In consideration of the deficiencies in the statute, due to the exclusion of gender from it, it is urgent to add a sixth category, gender, to grounds for seeking asylum, he argues.
According to him, “Some may argue that the addition of a gender category, mainly benefitting women, creates a division between the sexes.” However, as he points out, legal scholar J Schenk notes that “gender is really a ‘hierarchy,’ and gender discrimination is best understood as a matter of domination and subordination." Thus, “gender is the result, not the cause of sex inequality,” Schenk has written.
To put it differently, the Chicago-based attorney’s proposal would add to protections for human rights, and not just women’s rights. It is irrelevant that the proposed amendment might disproportionately benefit women. “When a person is sexually assaulted, it is not just gender-violence. It is an assault on human rights.” He asserts.
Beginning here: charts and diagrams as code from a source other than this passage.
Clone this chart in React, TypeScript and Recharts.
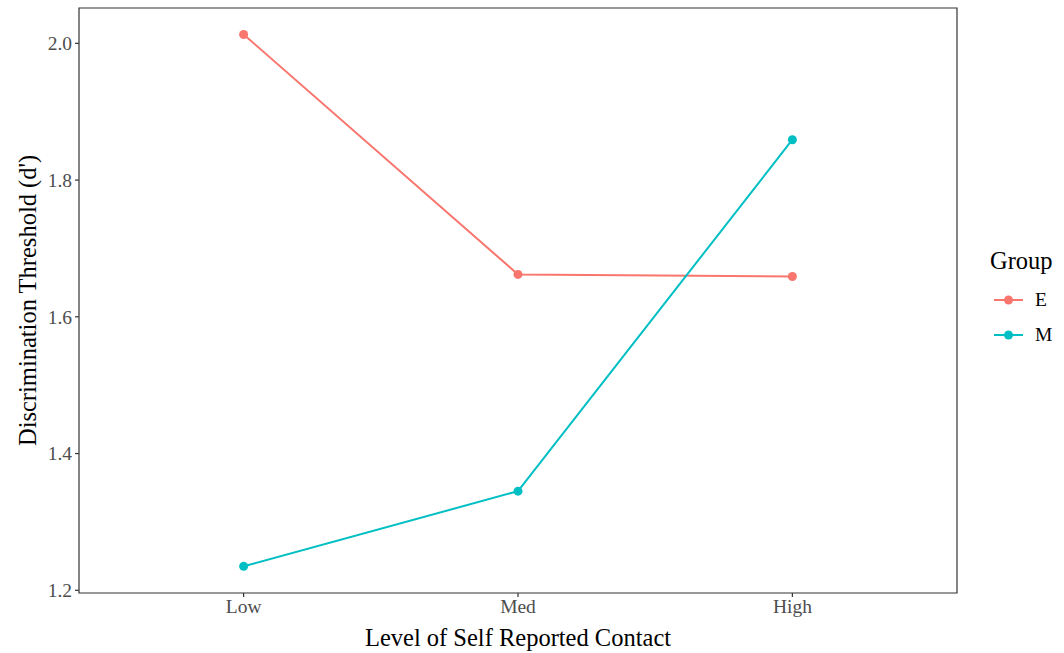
import { Line, LineChart, XAxis, YAxis, ReferenceArea } from "recharts";

const categories = ["Low", "Med", "High"];
const groups = ["E", "M"];
const eValues = [2.013, 1.662, 1.659];
const mValues = [1.235, 1.345, 1.859];
const yTicks = [1.2, 1.4, 1.6, 1.8, 2.0];

const colors: Record<string, string> = { E: "#F8766D", M: "#00BFC4" };

const data = categories.map((c, i) => ({ x: i + 1, label: c, E: eValues[i], M: mValues[i] }));

const FONT = "'Liberation Serif', 'DejaVu Serif', serif";
const X_DOMAIN: [number, number] = [0.4, 3.6];
const Y_DOMAIN: [number, number] = [1.196, 2.0517];

export default function App() {
  return (
    <div style={{ position: "absolute", left: 0, top: 0, width: 1064, height: 653, background: "#fff", fontFamily: FONT }}>
      <LineChart width={1064} height={653} data={data} margin={{ top: 8, right: 107, bottom: 0, left: 0 }}>
        <ReferenceArea
          x1={X_DOMAIN[0]}
          x2={X_DOMAIN[1]}
          y1={Y_DOMAIN[0]}
          y2={Y_DOMAIN[1]}
          fill="none"
          stroke="#333333"
          strokeWidth={1.2}
          ifOverflow="visible"
        />
        <XAxis
          type="number"
          dataKey="x"
          domain={X_DOMAIN}
          ticks={[1, 2, 3]}
          tickFormatter={(v: number) => categories[v - 1] ?? ""}
          height={60}
          axisLine={false}
          tickLine={{ stroke: "#333333", strokeWidth: 1.2 }}
          tickSize={4}
          tickMargin={2}
          tick={{ fontSize: 19.5, fill: "#4D4D4D", fontFamily: FONT }}
          label={{ value: "Level of Self Reported Contact", position: "insideBottom", offset: 7, fontSize: 24.5, fill: "#000", fontFamily: FONT }}
        />
        <YAxis
          type="number"
          domain={Y_DOMAIN}
          ticks={yTicks}
          tickFormatter={(v: number) => v.toFixed(1)}
          width={79}
          axisLine={false}
          tickLine={{ stroke: "#333333", strokeWidth: 1.2 }}
          tickSize={4}
          tickMargin={3}
          allowDataOverflow
          tick={{ fontSize: 19.5, fill: "#4D4D4D", fontFamily: FONT }}
          label={{ value: "Discrimination Threshold (d')", angle: -90, position: "insideLeft", offset: 27, fontSize: 24.5, fill: "#000", fontFamily: FONT, style: { textAnchor: "middle" } }}
        />
        {groups.map((g) => (
          <Line
            key={g}
            type="linear"
            dataKey={g}
            stroke={colors[g]}
            strokeWidth={2}
            dot={{ r: 4.5, fill: colors[g], stroke: colors[g], strokeWidth: 0 }}
            activeDot={false}
            isAnimationActive={false}
          />
        ))}
      </LineChart>
      <div style={{ position: "absolute", left: 990, top: 246, fontSize: 24.5, lineHeight: "30px", color: "#000" }}>Group</div>
      {groups.map((g, i) => (
        <div key={g} style={{ position: "absolute", left: 994, top: 290 + i * 35, height: 20, display: "flex", alignItems: "center" }}>
          <svg width={29} height={20}>
            <line x1={0} x2={29} y1={10} y2={10} stroke={colors[g]} strokeWidth={2} />
            <circle cx={14.5} cy={10} r={4.5} fill={colors[g]} />
          </svg>
          <span style={{ marginLeft: 12, fontSize: 19.5, color: "#000" }}>{g}</span>
        </div>
      ))}
    </div>
  );
}
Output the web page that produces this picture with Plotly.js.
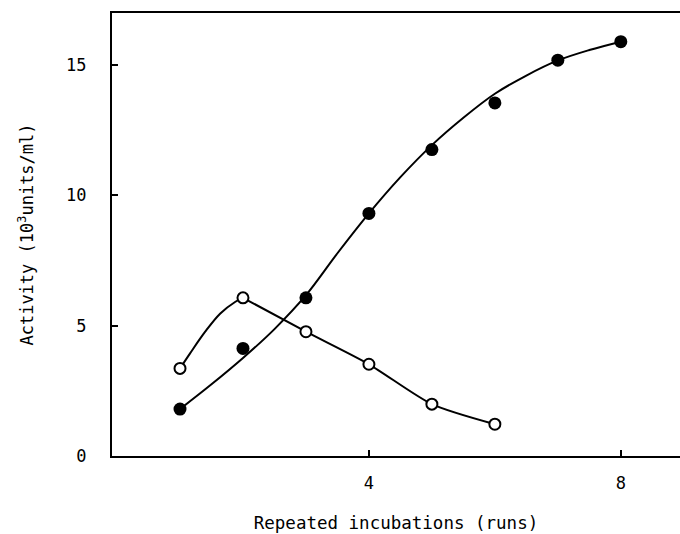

According to him, revising the INA to include gender as a basis for seeking asylum represents not just a concern for women’s rights. “It is a humanitarian goal, and an urgent one at that,” he says.
What still needs to be said, however, is that his proposal deals in gender as a binary construction. It remains to be seen whether such gender-related reforms to the INA may ultimately take on greater proportions to encompass the rights of those identifying by other gender identities. Acknowledgement of those beyond the stereotypical masculine and feminine constructions of gender identity is as necessary to protections for human rights as this attorney’s proposal is.